### Material provided
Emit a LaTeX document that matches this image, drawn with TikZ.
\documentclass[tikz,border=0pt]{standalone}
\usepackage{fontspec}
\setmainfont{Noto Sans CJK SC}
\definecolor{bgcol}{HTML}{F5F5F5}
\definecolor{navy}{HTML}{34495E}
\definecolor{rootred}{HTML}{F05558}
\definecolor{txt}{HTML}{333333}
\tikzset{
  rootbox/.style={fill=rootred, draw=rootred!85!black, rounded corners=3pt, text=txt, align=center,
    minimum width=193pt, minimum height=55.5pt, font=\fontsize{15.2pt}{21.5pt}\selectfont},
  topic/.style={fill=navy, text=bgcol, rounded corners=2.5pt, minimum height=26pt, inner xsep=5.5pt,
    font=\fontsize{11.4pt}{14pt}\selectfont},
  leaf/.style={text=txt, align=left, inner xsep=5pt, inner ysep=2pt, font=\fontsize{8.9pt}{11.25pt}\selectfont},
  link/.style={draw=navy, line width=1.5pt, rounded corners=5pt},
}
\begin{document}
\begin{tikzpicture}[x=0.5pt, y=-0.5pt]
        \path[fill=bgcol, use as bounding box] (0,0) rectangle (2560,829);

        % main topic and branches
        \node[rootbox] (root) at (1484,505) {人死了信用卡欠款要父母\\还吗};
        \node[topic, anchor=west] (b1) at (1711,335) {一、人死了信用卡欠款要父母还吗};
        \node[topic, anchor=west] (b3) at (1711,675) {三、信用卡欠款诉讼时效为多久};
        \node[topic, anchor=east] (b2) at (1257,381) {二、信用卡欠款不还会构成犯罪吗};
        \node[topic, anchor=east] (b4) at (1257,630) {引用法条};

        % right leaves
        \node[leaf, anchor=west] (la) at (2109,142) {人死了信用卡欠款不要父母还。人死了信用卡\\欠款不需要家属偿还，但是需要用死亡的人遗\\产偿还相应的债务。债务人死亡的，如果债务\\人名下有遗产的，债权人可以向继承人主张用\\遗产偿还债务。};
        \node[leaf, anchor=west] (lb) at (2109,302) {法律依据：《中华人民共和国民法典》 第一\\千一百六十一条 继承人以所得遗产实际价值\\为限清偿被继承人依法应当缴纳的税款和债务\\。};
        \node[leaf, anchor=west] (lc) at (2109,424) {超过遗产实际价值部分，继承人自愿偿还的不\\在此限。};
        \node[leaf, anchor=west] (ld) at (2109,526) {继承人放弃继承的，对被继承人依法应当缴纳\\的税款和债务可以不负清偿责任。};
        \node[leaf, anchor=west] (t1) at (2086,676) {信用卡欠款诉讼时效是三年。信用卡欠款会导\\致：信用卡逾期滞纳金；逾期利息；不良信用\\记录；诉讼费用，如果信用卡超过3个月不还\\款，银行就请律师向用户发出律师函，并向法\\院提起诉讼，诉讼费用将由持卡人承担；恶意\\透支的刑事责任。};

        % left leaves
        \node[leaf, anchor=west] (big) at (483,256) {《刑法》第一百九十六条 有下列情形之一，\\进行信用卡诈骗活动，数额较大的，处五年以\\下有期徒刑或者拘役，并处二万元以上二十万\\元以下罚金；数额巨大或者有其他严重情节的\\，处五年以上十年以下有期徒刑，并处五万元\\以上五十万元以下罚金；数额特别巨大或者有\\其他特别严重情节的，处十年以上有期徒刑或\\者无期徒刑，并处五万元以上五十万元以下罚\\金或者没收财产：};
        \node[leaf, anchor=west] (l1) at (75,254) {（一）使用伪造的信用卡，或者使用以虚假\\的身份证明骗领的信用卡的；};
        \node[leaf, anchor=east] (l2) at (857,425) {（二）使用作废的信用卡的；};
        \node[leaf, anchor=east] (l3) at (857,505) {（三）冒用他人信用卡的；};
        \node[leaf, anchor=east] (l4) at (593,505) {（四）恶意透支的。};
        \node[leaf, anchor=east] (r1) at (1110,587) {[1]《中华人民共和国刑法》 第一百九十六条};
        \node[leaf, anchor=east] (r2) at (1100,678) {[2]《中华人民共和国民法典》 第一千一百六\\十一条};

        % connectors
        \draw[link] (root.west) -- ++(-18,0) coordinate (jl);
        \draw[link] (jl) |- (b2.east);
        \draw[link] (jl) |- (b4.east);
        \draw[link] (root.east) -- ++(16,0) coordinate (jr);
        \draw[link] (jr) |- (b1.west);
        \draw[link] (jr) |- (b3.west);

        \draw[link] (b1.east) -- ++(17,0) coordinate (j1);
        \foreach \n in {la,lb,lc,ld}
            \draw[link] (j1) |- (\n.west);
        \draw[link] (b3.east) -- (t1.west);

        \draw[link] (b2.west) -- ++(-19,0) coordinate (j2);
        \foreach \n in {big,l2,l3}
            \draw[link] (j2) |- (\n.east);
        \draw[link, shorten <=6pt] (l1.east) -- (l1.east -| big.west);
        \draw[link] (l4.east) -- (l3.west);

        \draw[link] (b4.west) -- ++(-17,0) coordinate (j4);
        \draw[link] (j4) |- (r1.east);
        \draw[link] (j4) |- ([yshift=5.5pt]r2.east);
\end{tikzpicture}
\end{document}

==

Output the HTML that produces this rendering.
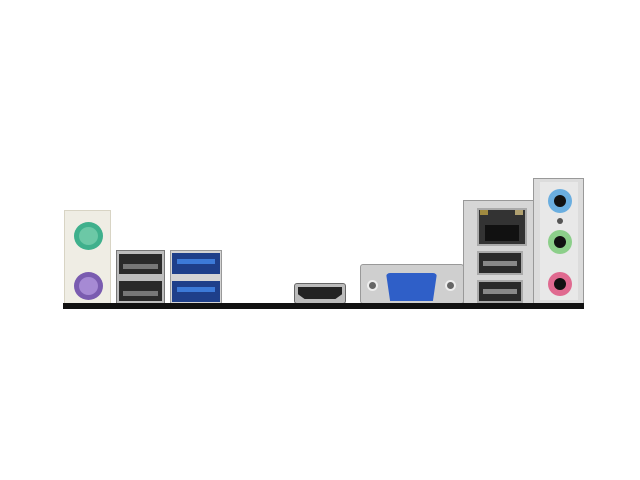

### Exercise brief
Above are the records; print exactly the lines from the line with "Emit a LaTeX" to the line with "anchor=east] (b4) at", including both, and nothing else.

### Solved problem
Emit a LaTeX document that matches this image, drawn with TikZ.
\documentclass[tikz,border=0pt]{standalone}
\usepackage{fontspec}
\setmainfont{Noto Sans CJK SC}
\definecolor{bgcol}{HTML}{F5F5F5}
\definecolor{navy}{HTML}{34495E}
\definecolor{rootred}{HTML}{F05558}
\definecolor{txt}{HTML}{333333}
\tikzset{
  rootbox/.style={fill=rootred, draw=rootred!85!black, rounded corners=3pt, text=txt, align=center,
    minimum width=193pt, minimum height=55.5pt, font=\fontsize{15.2pt}{21.5pt}\selectfont},
  topic/.style={fill=navy, text=bgcol, rounded corners=2.5pt, minimum height=26pt, inner xsep=5.5pt,
    font=\fontsize{11.4pt}{14pt}\selectfont},
  leaf/.style={text=txt, align=left, inner xsep=5pt, inner ysep=2pt, font=\fontsize{8.9pt}{11.25pt}\selectfont},
  link/.style={draw=navy, line width=1.5pt, rounded corners=5pt},
}
\begin{document}
\begin{tikzpicture}[x=0.5pt, y=-0.5pt]
        \path[fill=bgcol, use as bounding box] (0,0) rectangle (2560,829);

        % main topic and branches
        \node[rootbox] (root) at (1484,505) {人死了信用卡欠款要父母\\还吗};
        \node[topic, anchor=west] (b1) at (1711,335) {一、人死了信用卡欠款要父母还吗};
        \node[topic, anchor=west] (b3) at (1711,675) {三、信用卡欠款诉讼时效为多久};
        \node[topic, anchor=east] (b2) at (1257,381) {二、信用卡欠款不还会构成犯罪吗};
        \node[topic, anchor=east] (b4) at (1257,630) {引用法条};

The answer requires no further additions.